Insurance Companies Are Profiting Big Off of Climate Change

Insurance companies not only offer coverage to fossil fuel projects, but also use millions of people’s premiums to invest in the fossil fuel industry’s expansion. We can’t stop climate change without reeling the insurers in.

Hurricane Ida Makes Landfall In Louisiana Leaving Devastation In Its Wake

A storm-damaged house at a busted levy on the beach after Hurricane Ida on September 4, 2021 in Grand Isle, Louisiana. (Sean Rayford / Getty Images)

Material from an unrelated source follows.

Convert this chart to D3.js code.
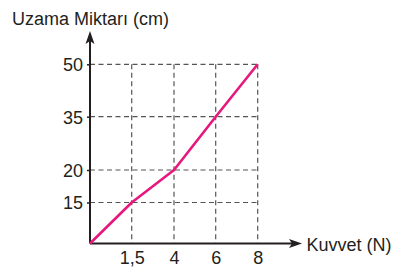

The most famous drivers of the climate crisis are well known: fossil fuel companies, Wall Street, science deniers, and the super rich, to name a few. But for decades, another climate villain has lurked in the shadows: the insurance industry that is knowingly ensuring an ecological disaster.

“Without insurance, new coal fired power plants wouldn’t get built. Without insurance, oil refineries wouldn’t refine,” said Douglas Heller, insurance expert at the research and advocacy group Consumer Federation of America. “That doesn’t mean that the insurance industry is solely responsible for fossil fuels. But it’s a part of the equation.”

The problem is not just that insurance companies offer coverage to fossil fuel projects, but they also use millions of people’s premiums to invest in — and provide capital to — the fossil fuel industry’s expansion.